- [DO THIS]: Filter the records below down to lines containing "code".

— Start of RECORDS TO USE —

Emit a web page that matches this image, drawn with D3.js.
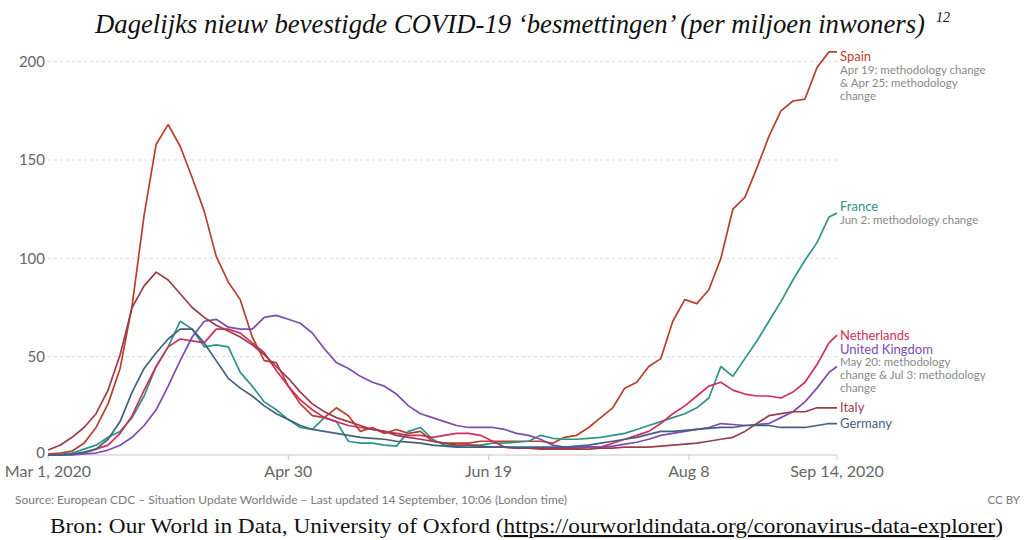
<!DOCTYPE html>
<html>
<head>
<meta charset="utf-8">
<script src="https://cdn.jsdelivr.net/npm/d3@7"></script>
<style>
  body { margin: 0; background: #fff; }
  svg { display: block; }
  .grid line { stroke: #d9d9d9; stroke-dasharray: 3,3; }
  .ylab { font-family: Lato, sans-serif; font-size: 15px; fill: #666; }
  .xlab { font-family: Lato, sans-serif; font-size: 16px; fill: #666; }
  .series { fill: none; stroke-width: 1.7; stroke-linejoin: round; }
  .name { font-family: Lato, sans-serif; font-size: 13px; }
  .note { font-family: Lato, sans-serif; font-size: 11.5px; fill: #8a8a8a; }
</style>
</head>
<body>
<svg id="chart" width="1028" height="540"></svg>
<script>
// day offsets from Mar 1, 2020
var days = [0,3,6,9,12,15,18,21,24,27,30,33,36,39,42,45,48,51,54,57,60,63,66,69,72,75,78,81,84,87,90,93,96,99,102,105,108,111,114,117,120,123,126,129,132,135,138,141,144,147,150,153,156,159,162,165,168,171,174,177,180,183,186,189,192,195,197];

var spain = [0.5,1,2,6,14,26,44,76,122,158,
  168,157,141,124,101,88,79,60,48,47,
  35,26,20,19,24,20,12,14,11,13,
  11,12,7,6,6,6,7,7,7,7,
  7,7,6,9,10,14,19,24,34,37,
  45,49,68,79,77,84,100,125,131,146,
  162,175,180,181,197,205,205];

var france = [0,0.3,1,3,5,9,12,19,30,45,
  55,68,64,55,56,55,42,35,27,23,
  18,14,13,19,17,7,6,6,5,4.5,
  12,14,8,5,4.5,5,5,6,6,6.5,
  7,10,8.5,8,8,8.5,9,10,11,13,
  15,17,19,21,24,29,45,40,49,58,
  68,78,89,99,108,121,123];

var netherlands = [0,0,0.3,1,3,5,11,20,33,45,
  55,59,58,57,64,64,62,57,52,43,
  35,28,23,19,17,15,14,13,12,11,
  10,10,9,10,11,11,10,7,4,3.5,
  3.5,3.5,3.5,3.5,3.5,4,4,6,8,10,
  12,16,21,25,30,35,37,33,31,30,
  30,29,32,37,46,57,61];

var uk = [0,0,0,0.5,1,2.5,5,9,15,23,
  35,48,60,68,69,65,64,64,70,71,
  69,67,62,54,47,44,40,37,35,31,
  25,21,19,17,15,14,14,14,13,11,
  10,8,5,4,4,4,4,4.5,5.5,6.5,
  8,10,11,12,13,14,16,15.5,15,15.5,
  16,19,22,27,34,42,45];

var italy = [2.5,5,9,14,21,33,51,75,86,93,
  89,82,75,70,66,63,60,56,51,45,
  39,32,26,22,19,17,15,13,12,10,
  9,8,7,6,5,5,4.5,4,4,3.5,
  3.5,3,3,3,3,3,3.5,3.5,4,4,
  4,4.5,5,5.5,6,7,8,9,12,16,
  20,21,22,22,24,24,24];

var germany = [0,0,0.5,1.5,3,8,17,32,44,52,
  59,64,64,57,48,39,34,30,25,21,
  18,15,13,12,11,10,9,8.5,8,7,
  6.5,6,5,4.5,4,4,4,4,4,4,
  4,4,4,4,4.5,5,6,7,8,9,
  10.5,12,12,12.5,13,13.5,14,14,15,15,
  15,14,14,14,15,16,16];

var names = ["Spain", "France", "Netherlands", "United Kingdom", "Italy", "Germany"];
var colors = ["#b8402a", "#2e9488", "#cf2f5c", "#7c4cb0", "#9c3c4b", "#44607f"];
var notes = [
  ["Apr 19: methodology change", "& Apr 25: methodology", "change"],
  ["Jun 2: methodology change"],
  [],
  ["May 20: methodology", "change & Jul 3: methodology", "change"],
  [],
  []
];
var yTicks = [0, 50, 100, 150, 200];
var xTickDates = ["2020-03-01", "2020-04-30", "2020-06-19", "2020-08-08", "2020-09-14"];
var xTickLabels = ["Mar 1, 2020", "Apr 30", "Jun 19", "Aug 8", "Sep 14, 2020"];

var allSeries = [spain, france, netherlands, uk, italy, germany];

var svg = d3.select("#chart");
var parse = d3.utcParse("%Y-%m-%d");
var start = parse("2020-03-01");

var x = d3.scaleUtc()
    .domain([start, parse("2020-09-14")])
    .range([48, 837]);

var y = d3.scaleLinear()
    .domain([0, 200])
    .range([455, 61.7]);

// title + footnote mark as separate texts
svg.append("text")
    .attr("x", 95)
    .attr("y", 33)
    .attr("textLength", 830)
    .attr("lengthAdjust", "spacingAndGlyphs")
    .style("font-family", "'Liberation Serif', serif")
    .style("font-style", "italic")
    .style("font-size", "27px")
    .style("fill", "#111")
    .text("Dagelijks nieuw bevestigde COVID-19 \u2018besmettingen\u2019 (per miljoen inwoners)");

svg.append("text")
    .attr("x", 936)
    .attr("y", 22)
    .style("font-family", "'Liberation Serif', serif")
    .style("font-style", "italic")
    .style("font-size", "14px")
    .style("fill", "#111")
    .text("12");

// gridlines
svg.append("g")
    .attr("class", "grid")
  .selectAll("line")
  .data(yTicks.filter(function(d) { return d > 0; }))
  .enter().append("line")
    .attr("x1", x.range()[0])
    .attr("x2", x.range()[1])
    .attr("y1", y)
    .attr("y2", y);

svg.append("g")
  .selectAll("text")
  .data(yTicks)
  .enter().append("text")
    .attr("class", "ylab")
    .attr("x", 45)
    .attr("y", function(d) { return y(d) - (d === 0 ? 2 : 0); })
    .attr("dy", "0.35em")
    .attr("text-anchor", "end")
    .text(function(d) { return d; });

// x axis
svg.append("line")
    .attr("x1", x.range()[0])
    .attr("x2", x.range()[1])
    .attr("y1", y(0))
    .attr("y2", y(0))
    .style("stroke", "#c8c8c8");

var xt = svg.append("g")
  .selectAll("g")
  .data(xTickDates)
  .enter().append("g")
    .attr("transform", function(d) { return "translate(" + x(parse(d)) + "," + y(0) + ")"; });

xt.append("line")
    .attr("y2", 5)
    .style("stroke", "#c8c8c8");

xt.append("text")
    .attr("class", "xlab")
    .attr("y", 22)
    .attr("text-anchor", "middle")
    .text(function(d, i) { return xTickLabels[i]; });

// lines
var line = d3.line()
    .x(function(d, i) { return x(d3.utcDay.offset(start, days[i])); })
    .y(function(d) { return y(d); });

svg.append("g")
  .selectAll("path")
  .data(allSeries)
  .enter().append("path")
    .attr("class", "series")
    .attr("d", line)
    .style("stroke", function(d, i) { return colors[i]; });

// end labels: block centred on last value, clamped to top, pushed apart
var pitch = 13;
var blocks = allSeries.map(function(s, i) {
  var n = notes[i].length;
  var c0 = y(s[s.length - 1]) - pitch * n / 2;
  return { i: i, c0: c0, n: n };
});
blocks.sort(function(a, b) { return a.c0 - b.c0; });
var prevBottom = -Infinity;
blocks.forEach(function(b) {
  if (b.c0 < y(200) - 5) b.c0 = y(200) - 5;
  if (b.c0 - 7 < prevBottom) b.c0 = prevBottom + 7;
  prevBottom = b.c0 + pitch * b.n + 7;
});

var lab = svg.append("g")
  .selectAll("g")
  .data(blocks)
  .enter().append("g")
    .attr("transform", function(b) { return "translate(840," + b.c0 + ")"; });

lab.append("text")
    .attr("class", "name")
    .attr("dy", "0.35em")
    .style("fill", function(b) { return colors[b.i]; })
    .text(function(b) { return names[b.i]; });

lab.selectAll(".note")
  .data(function(b) { return notes[b.i]; })
  .enter().append("text")
    .attr("class", "note")
    .attr("y", function(d, j) { return (j + 1) * pitch; })
    .attr("dy", "0.35em")
    .text(function(d) { return d; });

// footer
svg.append("text")
    .attr("x", 15)
    .attr("y", 504)
    .attr("textLength", 552)
    .attr("lengthAdjust", "spacingAndGlyphs")
    .style("font-family", "Lato, sans-serif")
    .style("font-size", "11.5px")
    .style("fill", "#7a7a7a")
    .text("Source: European CDC \u2013 Situation Update Worldwide \u2013 Last updated 14 September, 10:06 (London time)");

svg.append("text")
    .attr("x", 1020)
    .attr("y", 504)
    .attr("text-anchor", "end")
    .style("font-family", "Lato, sans-serif")
    .style("font-size", "11.5px")
    .style("fill", "#7a7a7a")
    .text("CC BY");

var bron = svg.append("text")
    .attr("x", 50)
    .attr("y", 533)
    .attr("textLength", 953)
    .attr("lengthAdjust", "spacingAndGlyphs")
    .style("font-family", "'Liberation Serif', serif")
    .style("font-size", "21px")
    .style("fill", "#111");
bron.append("tspan").text("Bron: Our World in Data, University of Oxford (");
bron.append("tspan")
    .style("text-decoration", "underline")
    .text("https://ourworldindata.org/coronavirus-data-explorer");
bron.append("tspan").text(")");
</script>
</body>
</html>
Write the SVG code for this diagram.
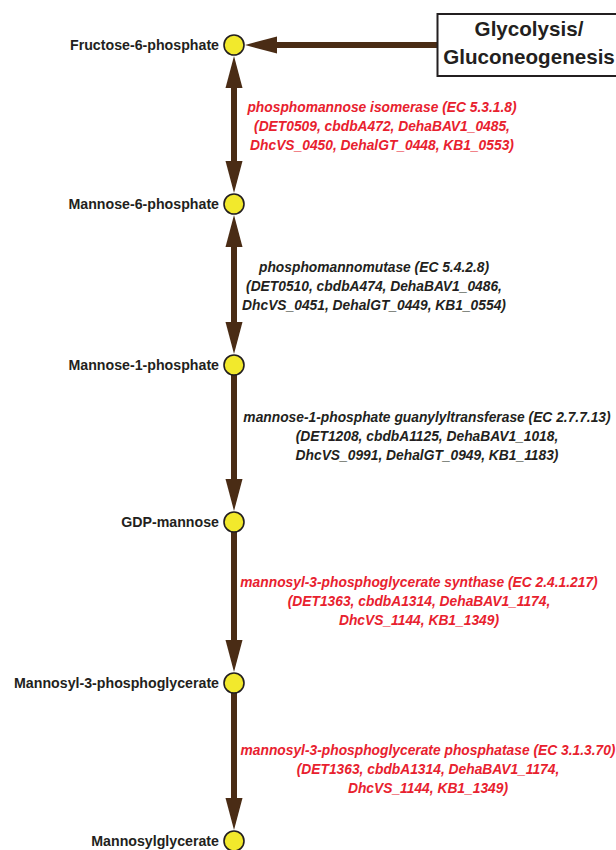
<svg xmlns="http://www.w3.org/2000/svg" width="616" height="850" viewBox="0 0 616 850">
<style>
.bg{fill:#ffffff}
.node circle{fill:#f2e92c;stroke:#231f20;stroke-width:1.6}
.node text{font-family:"Liberation Sans",Arial,sans-serif;font-weight:bold;font-size:14.2px;fill:#231f20;text-anchor:end}
.conn line{stroke:#4a2c15;stroke-width:6;stroke-linecap:butt;fill:none}
.lab{font-family:"Liberation Sans",Arial,sans-serif;font-weight:bold;font-style:italic;font-size:13.8px;text-anchor:middle}
.red{fill:#e8212e}
.blk{fill:#231f20}
.box rect{fill:#ffffff;stroke:#231f20;stroke-width:2}
.box text{font-family:"Liberation Sans",Arial,sans-serif;font-weight:bold;font-size:20.6px;fill:#231f20;text-anchor:middle}
</style>
<defs>
<marker id="ah" markerUnits="userSpaceOnUse" markerWidth="33" markerHeight="18" refX="0" refY="8.5" orient="auto-start-reverse" overflow="visible">
<path d="M0,0 L32,8.5 L0,17 Z" fill="#4a2c15"/>
</marker>
</defs>
<rect class="bg" x="0" y="0" width="616" height="850"/>

<g id="connectors" class="conn">
<line x1="437" y1="45" x2="277" y2="45" marker-end="url(#ah)"/>
<line x1="234" y1="88" x2="234" y2="161" marker-start="url(#ah)" marker-end="url(#ah)"/>
<line x1="234" y1="247" x2="234" y2="322" marker-start="url(#ah)" marker-end="url(#ah)"/>
<line x1="234" y1="374" x2="234" y2="479" marker-end="url(#ah)"/>
<line x1="234" y1="531" x2="234" y2="640" marker-end="url(#ah)"/>
<line x1="234" y1="692" x2="234" y2="798" marker-end="url(#ah)"/>
</g>

<g id="box-glycolysis" class="box">
<rect x="437.5" y="14" width="190" height="62"/>
<text x="529" y="36">Glycolysis/</text>
<text x="529" y="64">Gluconeogenesis</text>
</g>

<g id="node-f6p" class="node">
<circle cx="234" cy="45" r="10"/>
<text x="219" y="50">Fructose-6-phosphate</text>
</g>
<g id="node-m6p" class="node">
<circle cx="234" cy="204" r="10"/>
<text x="219" y="209">Mannose-6-phosphate</text>
</g>
<g id="node-m1p" class="node">
<circle cx="234" cy="365" r="10"/>
<text x="219" y="370">Mannose-1-phosphate</text>
</g>
<g id="node-gdpm" class="node">
<circle cx="234" cy="522" r="10"/>
<text x="219" y="527">GDP-mannose</text>
</g>
<g id="node-m3pg" class="node">
<circle cx="234" cy="683" r="10"/>
<text x="219" y="688">Mannosyl-3-phosphoglycerate</text>
</g>
<g id="node-mg" class="node">
<circle cx="234" cy="841" r="10"/>
<text x="219" y="846">Mannosylglycerate</text>
</g>

<g id="label-pmi" class="lab red">
<text x="382" y="111.5">phosphomannose isomerase (EC 5.3.1.8)</text>
<text x="382" y="130.5">(DET0509, cbdbA472, DehaBAV1_0485,</text>
<text x="382" y="149.5">DhcVS_0450, DehalGT_0448, KB1_0553)</text>
</g>
<g id="label-pmm" class="lab blk">
<text x="374" y="271.5">phosphomannomutase (EC 5.4.2.8)</text>
<text x="374" y="290.5">(DET0510, cbdbA474, DehaBAV1_0486,</text>
<text x="374" y="309.5">DhcVS_0451, DehalGT_0449, KB1_0554)</text>
</g>
<g id="label-gmp" class="lab blk">
<text x="427" y="421.5">mannose-1-phosphate guanylyltransferase (EC 2.7.7.13)</text>
<text x="427" y="440.5">(DET1208, cbdbA1125, DehaBAV1_1018,</text>
<text x="427" y="459.5">DhcVS_0991, DehalGT_0949, KB1_1183)</text>
</g>
<g id="label-mpgs" class="lab red">
<text x="419" y="586.5">mannosyl-3-phosphoglycerate synthase (EC 2.4.1.217)</text>
<text x="419" y="605.5">(DET1363, cbdbA1314, DehaBAV1_1174,</text>
<text x="419" y="624.5">DhcVS_1144, KB1_1349)</text>
</g>
<g id="label-mpgp" class="lab red">
<text x="428" y="755">mannosyl-3-phosphoglycerate phosphatase (EC 3.1.3.70)</text>
<text x="428" y="774">(DET1363, cbdbA1314, DehaBAV1_1174,</text>
<text x="428" y="793">DhcVS_1144, KB1_1349)</text>
</g>
</svg>
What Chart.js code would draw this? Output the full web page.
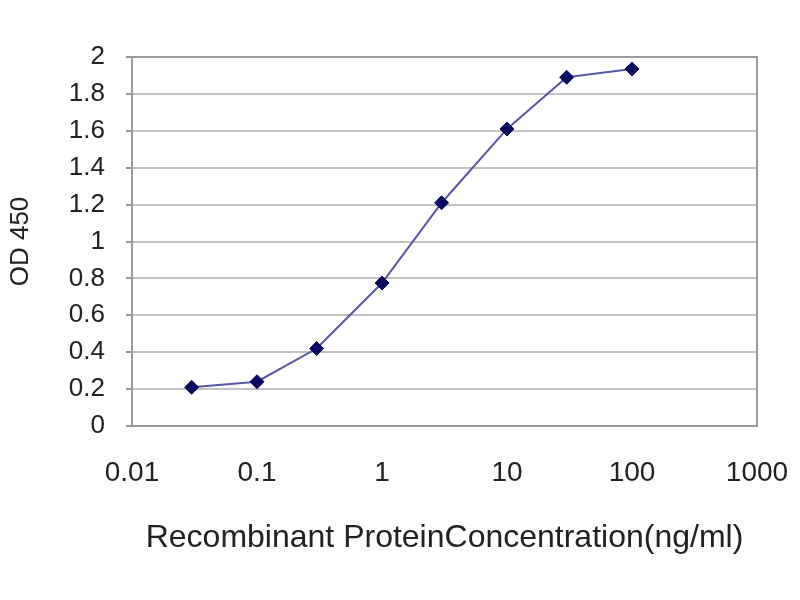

— End of RECORDS TO USE —

- [OUTPUT OF THE TASK]:
Write the SVG code for this diagram.
What Chart.js code would draw this? Output the full web page.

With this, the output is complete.